The Chronicles of Narnia: Prince Caspian

The Chronicles of Narnia: Prince Caspian

In Theatres: 
May 16, 2008
Running Time: 
2 Hours, 20 Minutes

Narnia is a different place due to the invasion of the Telmarines who have banned all memory of the old Narnia and the Narnian’s over the course of one hundred years.  Those who have survived have fled to the woods for safety. When young Prince Caspian is set to be executed by his power hungry Uncle he escapes to the woods and finds the Narnian’s who are willing to help him retake his throne with the help of Kings and Queens of old, the Pevensie children. The feat will not be easy.

Prince Caspian continues in the tradition of the Narnia franchise incorporating morality and fantasy to lay out a well intentioned story that is meant to inspire. The scenery in the film is nothing less then spectacular with aqua blue rivers so transparent you can see the rocks at the bottom of the gorge to greenery that reminds me of my home here in the Carolina’s. There seemed ot be a slight quality decrease in the make up of the fantasy creatures in the film though.
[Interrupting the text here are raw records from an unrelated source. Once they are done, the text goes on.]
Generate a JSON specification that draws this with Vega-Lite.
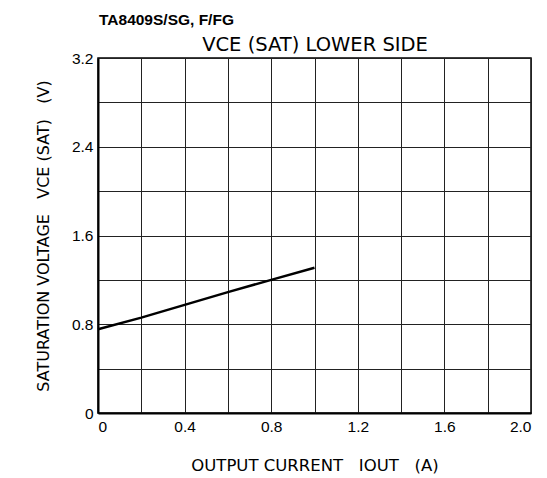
{
  "$schema": "https://vega.github.io/schema/vega-lite/v6.json",
  "width": 433,
  "height": 355,
  "autosize": "none",
  "padding": {"left": 98, "top": 58, "right": 16, "bottom": 65},
  "background": "white",
  "title": {"text": "TA8409S/SG, F/FG", "anchor": "start", "frame": "group", "dx": 1, "font": "Liberation Sans", "fontSize": 15.5, "fontWeight": "bold", "color": "black", "offset": 6},
  "config": {"view": {"stroke": "black", "strokeWidth": 1.5}},
  "data": {"values": [
    {"iout": 0.0, "vce": 0.755},
    {"iout": 0.2, "vce": 0.86},
    {"iout": 0.4, "vce": 0.975},
    {"iout": 0.6, "vce": 1.09},
    {"iout": 0.8, "vce": 1.2},
    {"iout": 1.0, "vce": 1.31}
  ]},
  "layer": [
    {
      "mark": {"type": "line", "color": "black", "strokeWidth": 2.5},
      "encoding": {
        "x": {
          "field": "iout", "type": "quantitative",
          "scale": {"domain": [0, 2], "nice": false, "zero": true},
          "axis": {
            "orient": "bottom",
            "values": [0, 0.2, 0.4, 0.6, 0.8, 1.0, 1.2, 1.4, 1.6, 1.8, 2.0],
            "labelExpr": "round(datum.value*10) % 4 == 0 ? (datum.value == 0 ? '0' : format(datum.value, '.1f')) : ''",
            "title": "OUTPUT CURRENT\u00a0\u00a0\u00a0IOUT\u00a0\u00a0\u00a0(A)",
            "titleFont": "DejaVu Sans", "titleFontSize": 16.5, "titleFontWeight": "normal", "titleColor": "black",
            "titlePadding": 23,
            "labelFont": "Liberation Sans", "labelFontSize": 15.5, "labelColor": "black", "labelPadding": 6,
            "ticks": false, "domainColor": "black", "domainWidth": 2,
            "grid": true, "gridColor": "#222", "gridWidth": 1, "gridOpacity": 1
          }
        },
        "y": {
          "field": "vce", "type": "quantitative",
          "scale": {"domain": [0, 3.2], "nice": false, "zero": true},
          "axis": {
            "values": [0, 0.4, 0.8, 1.2, 1.6, 2.0, 2.4, 2.8, 3.2],
            "labelExpr": "round(datum.value*10) % 8 == 0 ? (datum.value == 0 ? '0' : format(datum.value, '.1f')) : ''",
            "title": "SATURATION VOLTAGE\u00a0\u00a0\u00a0VCE (SAT)\u00a0\u00a0\u00a0(V)",
            "titleFont": "DejaVu Sans", "titleFontSize": 16, "titleFontWeight": "normal", "titleColor": "black",
            "titlePadding": 20,
            "labelFont": "Liberation Sans", "labelFontSize": 15.5, "labelColor": "black", "labelPadding": 5,
            "ticks": false, "domainColor": "black", "domainWidth": 2,
            "grid": true, "gridColor": "#222", "gridWidth": 1, "gridOpacity": 1
          }
        }
      }
    },
    {
      "mark": {"type": "line", "opacity": 0},
      "encoding": {
        "x": {
          "field": "iout", "type": "quantitative",
          "axis": {
            "orient": "top", "title": "VCE (SAT) LOWER SIDE",
            "titleFont": "DejaVu Sans", "titleFontSize": 19.5, "titleFontWeight": "normal", "titleColor": "black",
            "titlePadding": 4,
            "labels": false, "ticks": false, "domain": false, "grid": false
          }
        },
        "y": {"field": "vce", "type": "quantitative"}
      }
    }
  ],
  "resolve": {"axis": {"x": "independent"}}
}
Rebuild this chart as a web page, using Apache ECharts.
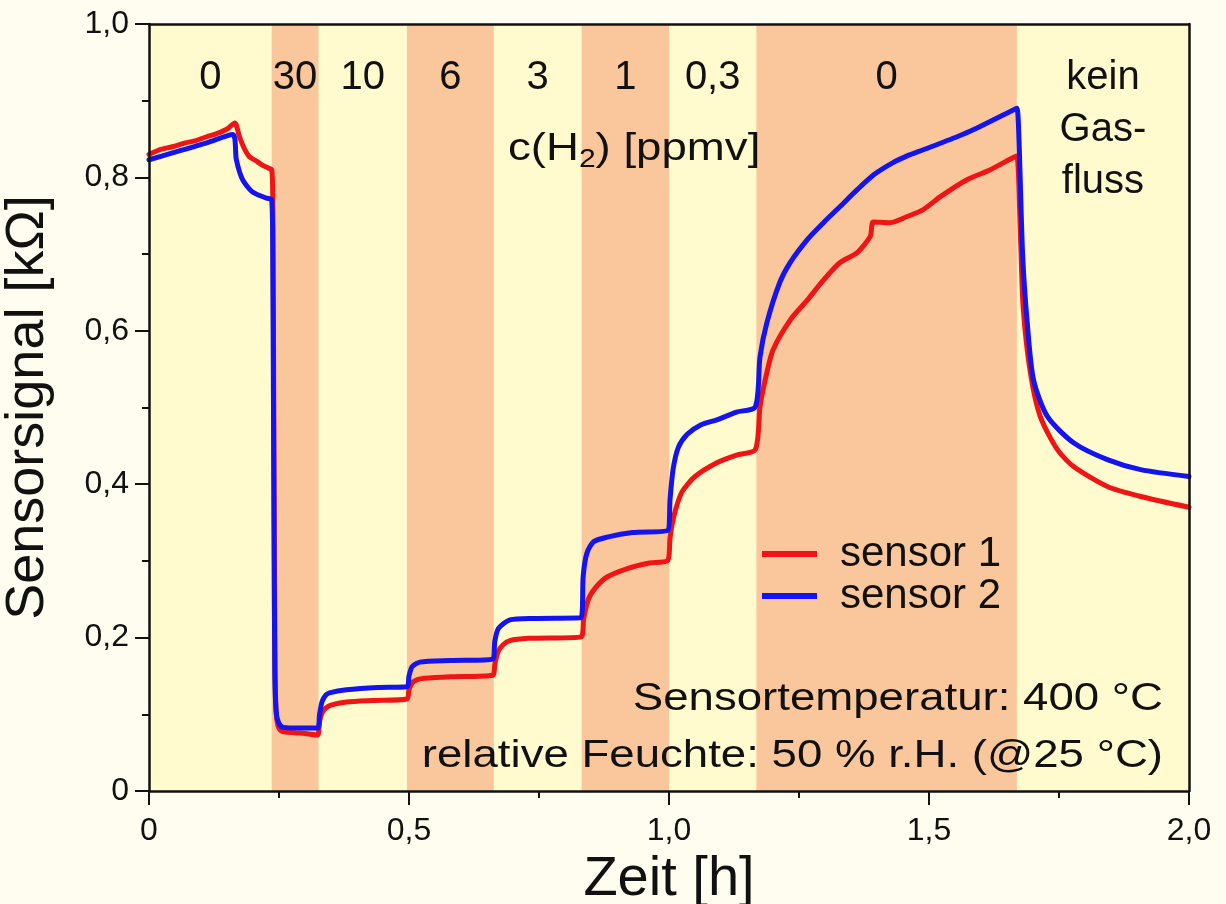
<!DOCTYPE html>
<html>
<head>
<meta charset="utf-8">
<script src="https://cdn.jsdelivr.net/npm/echarts@6/dist/echarts.min.js"></script>
<style>
  html, body { margin: 0; padding: 0; background: #fefdf0; }
  #chart { width: 1226px; height: 904px; }
</style>
</head>
<body>
<div id="chart"></div>
<script>
// Gas-exposure phases: edges in hours and the H2 concentration of each phase
const bandEdges = [0, 0.236, 0.326, 0.496, 0.663, 0.832, 1.0, 1.168, 1.669, 2.0];
const bandLabels = ['0', '30', '10', '6', '3', '1', '0,3', '0', 'kein\nGas-\nfluss'];

// Axis tick values
const xTicks = [0, 0.5, 1.0, 1.5, 2.0];
const yTicks = [0, 0.2, 0.4, 0.6, 0.8, 1.0];

// Sensor 1 signal (time in h, resistance in kOhm)
const timeS1 = [
  0.000, 0.020, 0.045, 0.070, 0.090, 0.111, 0.130, 0.141, 0.152, 0.165,
  0.174, 0.183, 0.193, 0.205, 0.218, 0.230, 0.236, 0.238, 0.240, 0.242,
  0.244, 0.248, 0.255, 0.280, 0.300, 0.324, 0.328, 0.333, 0.340, 0.350,
  0.380, 0.430, 0.496, 0.500, 0.506, 0.515, 0.530, 0.580, 0.661, 0.665,
  0.671, 0.680, 0.694, 0.730, 0.831, 0.836, 0.845, 0.860, 0.881, 0.920,
  0.960, 0.998, 1.002, 1.010, 1.025, 1.050, 1.092, 1.130, 1.166, 1.175,
  1.185, 1.200, 1.233, 1.266, 1.297, 1.329, 1.362, 1.387, 1.393, 1.425,
  1.458, 1.489, 1.522, 1.573, 1.618, 1.662, 1.669, 1.676, 1.681, 1.695,
  1.714, 1.747, 1.778, 1.843, 1.907, 2.000
];
const sensor1 = [
  0.830, 0.836, 0.840, 0.845, 0.848, 0.853, 0.857, 0.860, 0.864, 0.871,
  0.853, 0.838, 0.827, 0.822, 0.816, 0.812, 0.810, 0.775, 0.500, 0.200,
  0.110, 0.085, 0.078, 0.076, 0.075, 0.073, 0.090, 0.102, 0.108, 0.112,
  0.116, 0.118, 0.120, 0.132, 0.141, 0.145, 0.147, 0.149, 0.151, 0.165,
  0.181, 0.190, 0.196, 0.199, 0.201, 0.225, 0.250, 0.266, 0.279, 0.290,
  0.297, 0.301, 0.330, 0.360, 0.390, 0.410, 0.428, 0.438, 0.445, 0.501,
  0.536, 0.575, 0.614, 0.640, 0.666, 0.689, 0.702, 0.723, 0.742, 0.741,
  0.749, 0.758, 0.775, 0.797, 0.810, 0.826, 0.828, 0.720, 0.631, 0.545,
  0.488, 0.445, 0.423, 0.397, 0.384, 0.370
];

// Sensor 2 signal (time in h, resistance in kOhm)
const timeS2 = [
  0.000, 0.045, 0.111, 0.161, 0.168, 0.180, 0.199, 0.226, 0.236, 0.238,
  0.240, 0.242, 0.245, 0.250, 0.258, 0.290, 0.324, 0.328, 0.333, 0.340,
  0.347, 0.380, 0.440, 0.496, 0.500, 0.506, 0.521, 0.580, 0.661, 0.665,
  0.672, 0.694, 0.740, 0.831, 0.835, 0.842, 0.855, 0.881, 0.930, 0.998,
  1.002, 1.008, 1.018, 1.035, 1.060, 1.092, 1.130, 1.166, 1.175, 1.188,
  1.213, 1.233, 1.266, 1.297, 1.329, 1.362, 1.395, 1.430, 1.458, 1.489,
  1.554, 1.585, 1.662, 1.669, 1.673, 1.680, 1.689, 1.701, 1.728, 1.778,
  1.843, 1.907, 2.000
];
const sensor2 = [
  0.823, 0.832, 0.845, 0.856, 0.823, 0.797, 0.781, 0.773, 0.771, 0.700,
  0.400, 0.150, 0.100, 0.088, 0.083, 0.082, 0.082, 0.100, 0.117, 0.125,
  0.128, 0.132, 0.135, 0.136, 0.150, 0.162, 0.168, 0.170, 0.172, 0.195,
  0.212, 0.223, 0.225, 0.226, 0.280, 0.310, 0.325, 0.331, 0.337, 0.340,
  0.380, 0.420, 0.448, 0.465, 0.477, 0.484, 0.494, 0.501, 0.566, 0.610,
  0.663, 0.689, 0.719, 0.741, 0.762, 0.784, 0.804, 0.819, 0.828, 0.836,
  0.853, 0.862, 0.888, 0.890, 0.850, 0.700, 0.610, 0.536, 0.488, 0.454,
  0.432, 0.419, 0.410
];

const FONT = '"Liberation Sans", Arial, sans-serif';
const INK = '#111111';
const BAND_PALE = '#fffbcf';
const BAND_H2 = '#fac69c';

const pairs = (t, v) => t.map((x, i) => [x, v[i]]);
const decimalComma = v => (v === 0 ? '0' : v.toFixed(1).replace('.', ','));

// Pale phases come from the grid background; H2 phases are filled areas.
const bandAreas = bandLabels.map((label, i) => {
  const multiLine = label.indexOf('\n') >= 0;
  return [
    {
      xAxis: bandEdges[i],
      itemStyle: { color: i % 2 === 0 ? 'rgba(0,0,0,0)' : BAND_H2 },
      label: {
        show: true,
        position: 'insideTop',
        distance: multiLine ? 28 : 34,
        formatter: label,
        fontFamily: FONT,
        fontSize: 40,
        lineHeight: multiLine ? 52 : 40,
        color: INK,
        align: 'center'
      }
    },
    { xAxis: bandEdges[i + 1] }
  ];
});

const axisCommon = {
  type: 'value',
  z: 10,
  axisLine: { show: true, onZero: false, lineStyle: { color: INK, width: 2.5 } },
  axisTick: { show: true, inside: false, length: 14, lineStyle: { color: INK, width: 2 } },
  minorTick: { show: true, splitNumber: 2, length: 7, lineStyle: { color: INK, width: 2 } },
  splitLine: { show: false },
  minorSplitLine: { show: false }
};

const lineSeries = (name, t, v, color, z) => ({
  name,
  type: 'line',
  data: pairs(t, v),
  showSymbol: false,
  symbol: 'none',
  smooth: 0.25,
  color,
  lineStyle: { width: 5, color, join: 'round', cap: 'round' },
  z
});

const scaledText = (x, y, style) => ({
  type: 'text',
  x, y,
  scaleX: 1.2,
  scaleY: 1,
  z: 20,
  style: Object.assign({ fill: INK, fontFamily: FONT }, style)
});

const chart = echarts.init(document.getElementById('chart'), null, { renderer: 'canvas' });

const s1 = lineSeries('sensor 1', timeS1, sensor1, '#f01414', 3);
s1.markArea = { silent: true, data: bandAreas };
const s2 = lineSeries('sensor 2', timeS2, sensor2, '#1414f0', 4);

chart.setOption({
  animation: false,
  backgroundColor: '#fefdf0',
  grid: {
    left: 149, right: 37, top: 24, bottom: 113,
    show: true,
    backgroundColor: BAND_PALE,
    borderWidth: 0,
    containLabel: false,
    outerBoundsMode: 'none'
  },
  xAxis: [
    Object.assign({}, axisCommon, {
      min: xTicks[0], max: xTicks[xTicks.length - 1], interval: 0.5,
      position: 'bottom',
      name: 'Zeit [h]',
      nameLocation: 'middle',
      nameGap: 45,
      nameTextStyle: { fontFamily: FONT, fontSize: 56, color: INK },
      axisLabel: {
        formatter: decimalComma, margin: 24,
        fontFamily: FONT, fontSize: 32, color: INK
      }
    }),
    {
      type: 'value', min: 0, max: 2, position: 'top', z: 10,
      axisLine: { show: true, onZero: false, lineStyle: { color: INK, width: 2.5 } },
      axisTick: { show: false }, axisLabel: { show: false }, splitLine: { show: false }
    }
  ],
  yAxis: [
    Object.assign({}, axisCommon, {
      min: yTicks[0], max: yTicks[yTicks.length - 1], interval: 0.2,
      position: 'left',
      name: 'Sensorsignal [kΩ]',
      nameLocation: 'middle',
      nameGap: 94,
      nameTextStyle: { fontFamily: FONT, fontSize: 54, color: INK },
      axisLabel: {
        formatter: decimalComma, margin: 20,
        fontFamily: FONT, fontSize: 32, color: INK
      }
    }),
    {
      type: 'value', min: 0, max: 1, position: 'right', z: 10,
      axisLine: { show: true, onZero: false, lineStyle: { color: INK, width: 2.5 } },
      axisTick: { show: false }, axisLabel: { show: false }, splitLine: { show: false }
    }
  ],
  legend: {
    data: ['sensor 1', 'sensor 2'],
    orient: 'vertical',
    left: 757,
    top: 528,
    icon: 'rect',
    itemWidth: 55,
    itemHeight: 6,
    itemGap: 0,
    textStyle: { fontFamily: FONT, fontSize: 42, color: INK, padding: [0, 0, 0, 18] }
  },
  series: [s1, s2],
  graphic: [
    scaledText(508, 150, {
      text: '{a|c(H}{s|2}{a|) [ppmv]}',
      verticalAlign: 'middle', align: 'left',
      rich: {
        a: { fontFamily: FONT, fontSize: 38, fill: INK },
        s: { fontFamily: FONT, fontSize: 25, fill: INK, padding: [20, 0, 0, 0] }
      }
    }),
    scaledText(1163, 700, {
      text: 'Sensortemperatur: 400 °C',
      align: 'right', verticalAlign: 'middle', fontSize: 38
    }),
    scaledText(1163, 757, {
      text: 'relative Feuchte: 50 % r.H. (@25 °C)',
      align: 'right', verticalAlign: 'middle', fontSize: 38
    })
  ]
});
</script>
</body>
</html>
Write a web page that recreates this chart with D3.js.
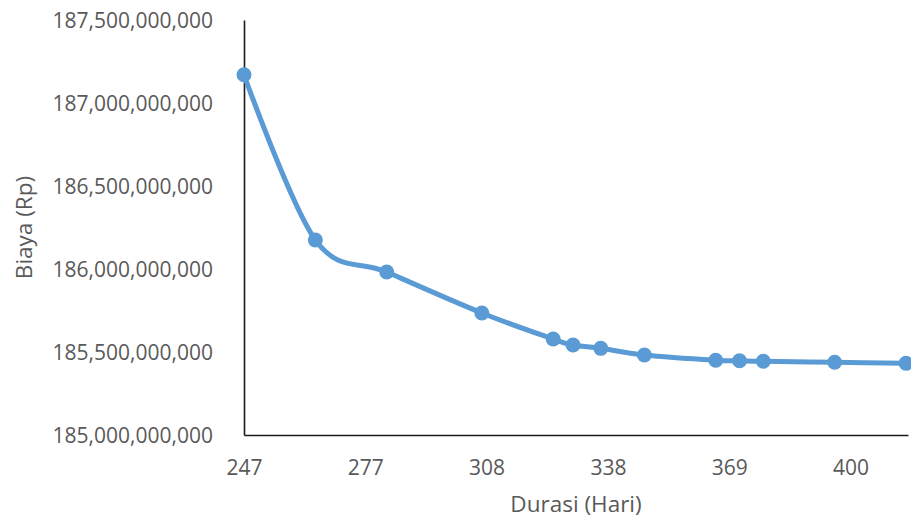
<!DOCTYPE html>
<html>
<head>
<meta charset="utf-8">
<script src="https://cdn.jsdelivr.net/npm/d3@7"></script>
<style>
  html, body { margin: 0; padding: 0; background: #ffffff; }
  svg { display: block; }
  text { font-family: "Open Sans", Lato, sans-serif; fill: #595959; }
</style>
</head>
<body>
<svg id="chart" width="911" height="519"></svg>
<script>
// Project duration (days) against total cost (Rp)
const durasi = [247, 265, 283, 307, 325, 330, 337, 348, 366, 372, 378, 396, 414];
const biaya = [
  187170000000, 186175000000, 185982000000, 185735000000, 185578000000,
  185542000000, 185522000000, 185482000000, 185450000000, 185447000000,
  185444000000, 185438000000, 185432000000
];

const xTickValues = [247, 277.6, 308.2, 338.8, 369.4, 400];
const xTickLabels = ["247", "277", "308", "338", "369", "400"];
const yTickValues = [185000000000, 185500000000, 186000000000, 186500000000, 187000000000, 187500000000];

const xDomain = [247, 414.5];
const yDomain = [185000000000, 187500000000];

const xTitle = "Durasi (Hari)";
const yTitle = "Biaya (Rp)";

const width = 911, height = 519;
const margin = { top: 20, right: 3, bottom: 84, left: 244 };
const fontSize = "21px";
const titleSize = "22.5px";
const fontFamily = "'Open Sans', Lato, sans-serif";

const svg = d3.select("#chart");

const x = d3.scaleLinear().domain(xDomain).range([margin.left, width - margin.right]);
const y = d3.scaleLinear().domain(yDomain).range([height - margin.bottom, margin.top]);

const points = durasi.map((d, i) => ({ x: d, y: biaya[i] }));

// Axes
const xAxis = d3.axisBottom(x)
  .tickValues(xTickValues)
  .tickFormat((d, i) => xTickLabels[i])
  .tickSize(0);

const gx = svg.append("g")
  .attr("transform", `translate(0,${height - margin.bottom})`)
  .call(xAxis);
gx.select(".domain").attr("stroke", "#1a1a1a").attr("stroke-width", 1.6);
gx.selectAll(".tick text")
  .attr("y", 40)
  .attr("dy", 0)
  .style("font-size", fontSize)
  .style("font-family", fontFamily)
  .attr("fill", "#595959");

const yAxis = d3.axisLeft(y)
  .tickValues(yTickValues)
  .tickFormat(d3.format(","))
  .tickSize(0);

const gy = svg.append("g")
  .attr("transform", `translate(${margin.left},0)`)
  .call(yAxis);
gy.select(".domain").attr("stroke", "#1a1a1a").attr("stroke-width", 1.6);
gy.selectAll(".tick text")
  .attr("x", -31)
  .attr("dy", "0.36em")
  .style("font-size", fontSize)
  .style("font-family", fontFamily)
  .attr("fill", "#595959");

// Axis titles
svg.append("text")
  .attr("x", (margin.left + width - margin.right) / 2)
  .attr("y", 512)
  .attr("text-anchor", "middle")
  .style("font-size", titleSize)
  .text(xTitle);

svg.append("text")
  .attr("transform", `translate(32,${(margin.top + height - margin.bottom) / 2}) rotate(-90)`)
  .attr("text-anchor", "middle")
  .style("font-size", titleSize)
  .text(yTitle);

// Smoothed cost curve (uniform Catmull-Rom spline)
const line = d3.line()
  .x(d => x(d.x))
  .y(d => y(d.y))
  .curve(d3.curveCatmullRom.alpha(0));

svg.append("path")
  .datum(points)
  .attr("fill", "none")
  .attr("stroke", "#5B9BD5")
  .attr("stroke-width", 5)
  .attr("stroke-linejoin", "round")
  .attr("stroke-linecap", "round")
  .attr("d", line);

// Markers
svg.append("g")
  .selectAll("circle")
  .data(points)
  .join("circle")
  .attr("cx", d => x(d.x))
  .attr("cy", d => y(d.y))
  .attr("r", 7.5)
  .attr("fill", "#5B9BD5");
</script>
</body>
</html>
The Telamrines on the other hand seemed to be well cast and their armor and battlements were terrific.

Peter Dinklage’s character Trumpkin makes reference to Narnia being a much fiercer place since you last left it and there is no doubt about that. The film has moved into a more mature and a slightly less friendly arena of film with the inclusion of the Telmarines. In the first Narnia film there were death’s but it was mostly fantasy based creatures who died, kids could wrap their minds around that and not make much of it. In Prince Caspian the Telmarines put a human face on the franchise and there are deaths in abundance as well as vicious sword fights and a brutal battle between the Narnian’s and the Telmarines. There is no blood but the appearance of death cannot be mistaken and I think some younger kids might find this alarming. Fans of the series might also notice a heavy Lord of the Rings quality to this film especially towards the end which should come as no surprise or shock since Tolkien and Lewis were known to have been friends and bounced idea’s off of one another.

C.S. Lewis is profoundly known and has his name associated with Christianity and Disney and Walden have made no attempts to brush under the rug the fact that the franchise was meant, not specifically for the religious audience, but mainly as an inspirational set of films, like the books. The first Narnia was heavy with religious undertones and though if you really delve deep into Prince Caspian you’ll find the same feel but there is a sort of pushing off from that formula here. There is a stronger sense of commercialism versus message here with a more comedy infused feel to the film. Regardless the film has many open doors for conversation which my family and I were quick to discuss after the film was over. Definitely a must see, especially if you’re a completionist like I am, but be aware that this chapter of Narnia is very violent.